- **Exercise objective**
Transcribe the records below in full; pictures stay out of the copy.

- **Supplied records**
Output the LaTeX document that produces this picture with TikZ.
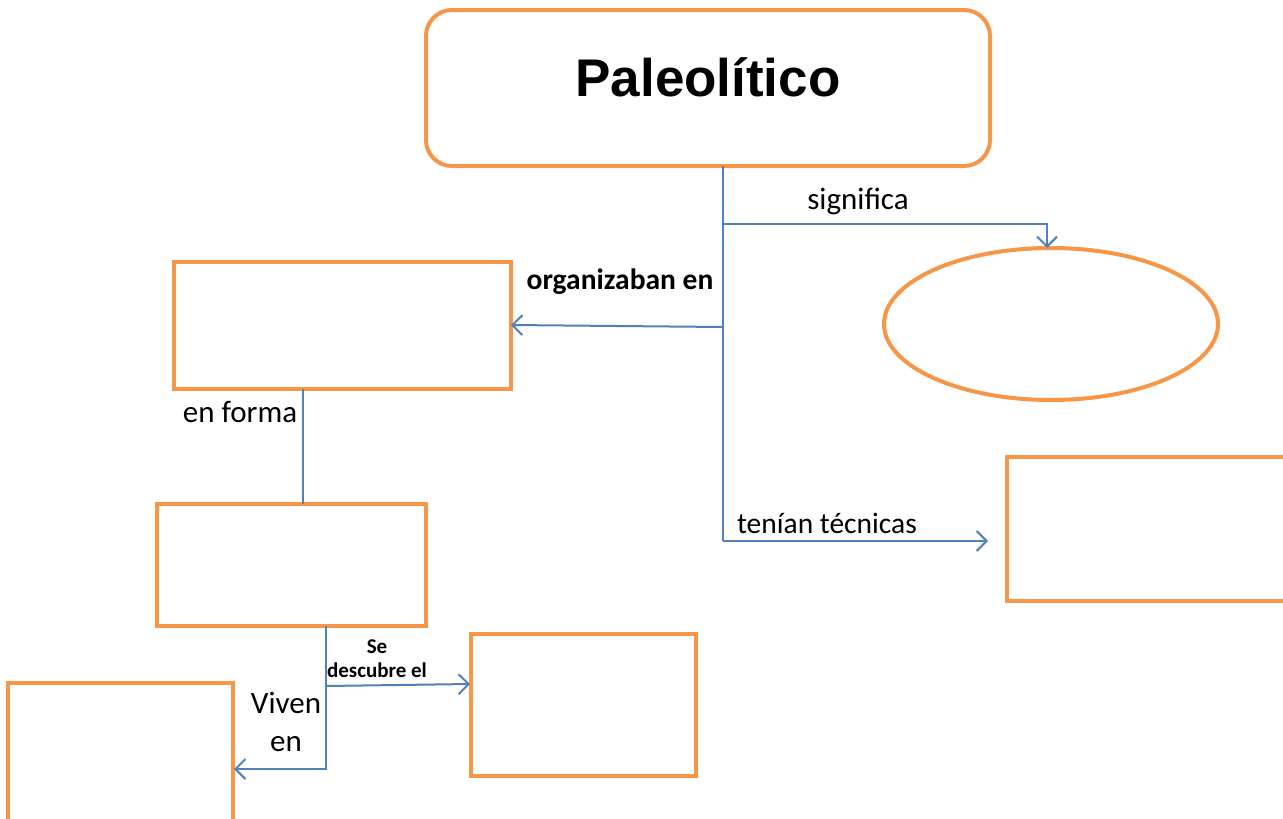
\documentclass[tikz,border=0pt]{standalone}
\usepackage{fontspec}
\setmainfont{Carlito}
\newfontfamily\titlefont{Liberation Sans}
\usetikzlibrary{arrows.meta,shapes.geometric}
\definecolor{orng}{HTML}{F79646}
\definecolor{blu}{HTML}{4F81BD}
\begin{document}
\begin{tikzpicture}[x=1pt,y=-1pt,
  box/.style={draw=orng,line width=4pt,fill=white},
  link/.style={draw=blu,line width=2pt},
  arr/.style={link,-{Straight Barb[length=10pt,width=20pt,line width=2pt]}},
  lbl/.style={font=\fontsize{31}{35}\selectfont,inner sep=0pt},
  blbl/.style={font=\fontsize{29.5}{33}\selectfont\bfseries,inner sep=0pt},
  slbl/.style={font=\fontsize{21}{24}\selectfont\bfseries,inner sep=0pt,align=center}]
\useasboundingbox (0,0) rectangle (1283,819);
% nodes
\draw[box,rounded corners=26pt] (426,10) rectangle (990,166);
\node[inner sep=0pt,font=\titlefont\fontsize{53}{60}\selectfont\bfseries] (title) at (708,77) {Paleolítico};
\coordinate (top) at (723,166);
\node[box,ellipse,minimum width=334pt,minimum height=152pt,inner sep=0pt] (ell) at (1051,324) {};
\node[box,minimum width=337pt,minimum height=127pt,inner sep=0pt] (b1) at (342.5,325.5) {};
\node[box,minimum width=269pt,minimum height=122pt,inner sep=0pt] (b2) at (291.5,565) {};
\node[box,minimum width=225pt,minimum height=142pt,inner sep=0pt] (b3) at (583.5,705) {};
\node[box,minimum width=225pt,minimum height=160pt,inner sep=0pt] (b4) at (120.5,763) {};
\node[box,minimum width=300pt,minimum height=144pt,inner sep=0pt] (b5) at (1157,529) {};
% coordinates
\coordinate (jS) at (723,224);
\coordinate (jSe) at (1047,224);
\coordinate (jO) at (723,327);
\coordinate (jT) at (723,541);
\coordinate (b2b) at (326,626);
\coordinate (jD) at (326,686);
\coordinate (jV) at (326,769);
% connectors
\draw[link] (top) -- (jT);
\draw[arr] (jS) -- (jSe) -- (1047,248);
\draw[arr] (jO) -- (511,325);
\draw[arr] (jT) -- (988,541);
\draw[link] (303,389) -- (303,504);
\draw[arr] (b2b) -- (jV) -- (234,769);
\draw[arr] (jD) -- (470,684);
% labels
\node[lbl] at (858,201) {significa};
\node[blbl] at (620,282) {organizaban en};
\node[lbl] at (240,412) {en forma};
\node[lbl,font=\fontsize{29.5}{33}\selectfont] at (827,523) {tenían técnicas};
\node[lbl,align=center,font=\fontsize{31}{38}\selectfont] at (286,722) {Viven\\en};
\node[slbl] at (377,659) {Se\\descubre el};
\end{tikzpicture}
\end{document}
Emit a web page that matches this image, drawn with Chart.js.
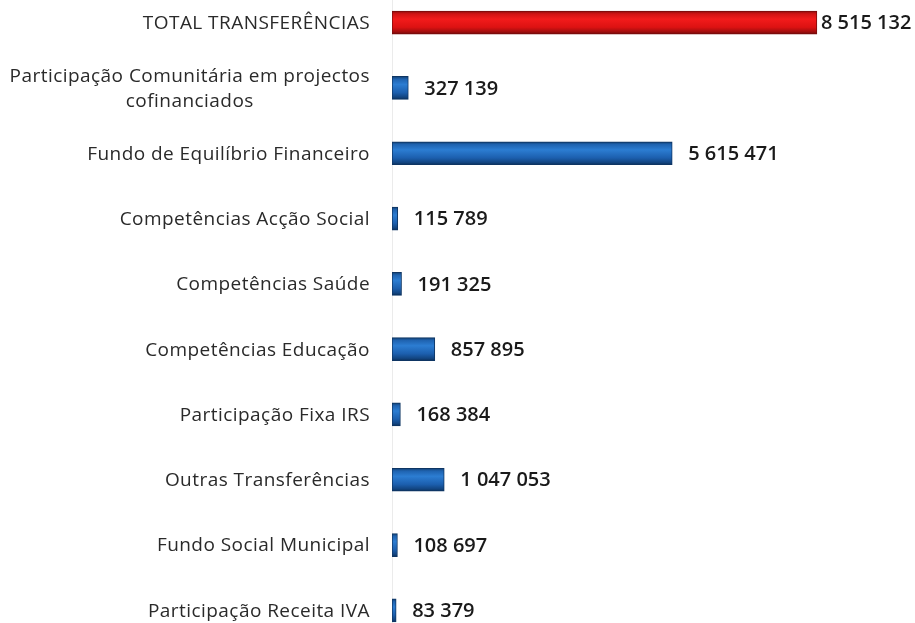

- **Exercise solution**
Output the LaTeX document that produces this picture with TikZ.
\documentclass[tikz,border=0pt]{standalone}
\usepackage{fontspec}
\setmainfont{Carlito}
\newfontfamily\titlefont{Liberation Sans}
\usetikzlibrary{arrows.meta,shapes.geometric}
\definecolor{orng}{HTML}{F79646}
\definecolor{blu}{HTML}{4F81BD}
\begin{document}
\begin{tikzpicture}[x=1pt,y=-1pt,
  box/.style={draw=orng,line width=4pt,fill=white},
  link/.style={draw=blu,line width=2pt},
  arr/.style={link,-{Straight Barb[length=10pt,width=20pt,line width=2pt]}},
  lbl/.style={font=\fontsize{31}{35}\selectfont,inner sep=0pt},
  blbl/.style={font=\fontsize{29.5}{33}\selectfont\bfseries,inner sep=0pt},
  slbl/.style={font=\fontsize{21}{24}\selectfont\bfseries,inner sep=0pt,align=center}]
\useasboundingbox (0,0) rectangle (1283,819);
% nodes
\draw[box,rounded corners=26pt] (426,10) rectangle (990,166);
\node[inner sep=0pt,font=\titlefont\fontsize{53}{60}\selectfont\bfseries] (title) at (708,77) {Paleolítico};
\coordinate (top) at (723,166);
\node[box,ellipse,minimum width=334pt,minimum height=152pt,inner sep=0pt] (ell) at (1051,324) {};
\node[box,minimum width=337pt,minimum height=127pt,inner sep=0pt] (b1) at (342.5,325.5) {};
\node[box,minimum width=269pt,minimum height=122pt,inner sep=0pt] (b2) at (291.5,565) {};
\node[box,minimum width=225pt,minimum height=142pt,inner sep=0pt] (b3) at (583.5,705) {};
\node[box,minimum width=225pt,minimum height=160pt,inner sep=0pt] (b4) at (120.5,763) {};
\node[box,minimum width=300pt,minimum height=144pt,inner sep=0pt] (b5) at (1157,529) {};
% coordinates
\coordinate (jS) at (723,224);
\coordinate (jSe) at (1047,224);
\coordinate (jO) at (723,327);
\coordinate (jT) at (723,541);
\coordinate (b2b) at (326,626);
\coordinate (jD) at (326,686);
\coordinate (jV) at (326,769);
% connectors
\draw[link] (top) -- (jT);
\draw[arr] (jS) -- (jSe) -- (1047,248);
\draw[arr] (jO) -- (511,325);
\draw[arr] (jT) -- (988,541);
\draw[link] (303,389) -- (303,504);
\draw[arr] (b2b) -- (jV) -- (234,769);
\draw[arr] (jD) -- (470,684);
% labels
\node[lbl] at (858,201) {significa};
\node[blbl] at (620,282) {organizaban en};
\node[lbl] at (240,412) {en forma};
\node[lbl,font=\fontsize{29.5}{33}\selectfont] at (827,523) {tenían técnicas};
\node[lbl,align=center,font=\fontsize{31}{38}\selectfont] at (286,722) {Viven\\en};
\node[slbl] at (377,659) {Se\\descubre el};
\end{tikzpicture}
\end{document}
Emit a web page that matches this image, drawn with Chart.js.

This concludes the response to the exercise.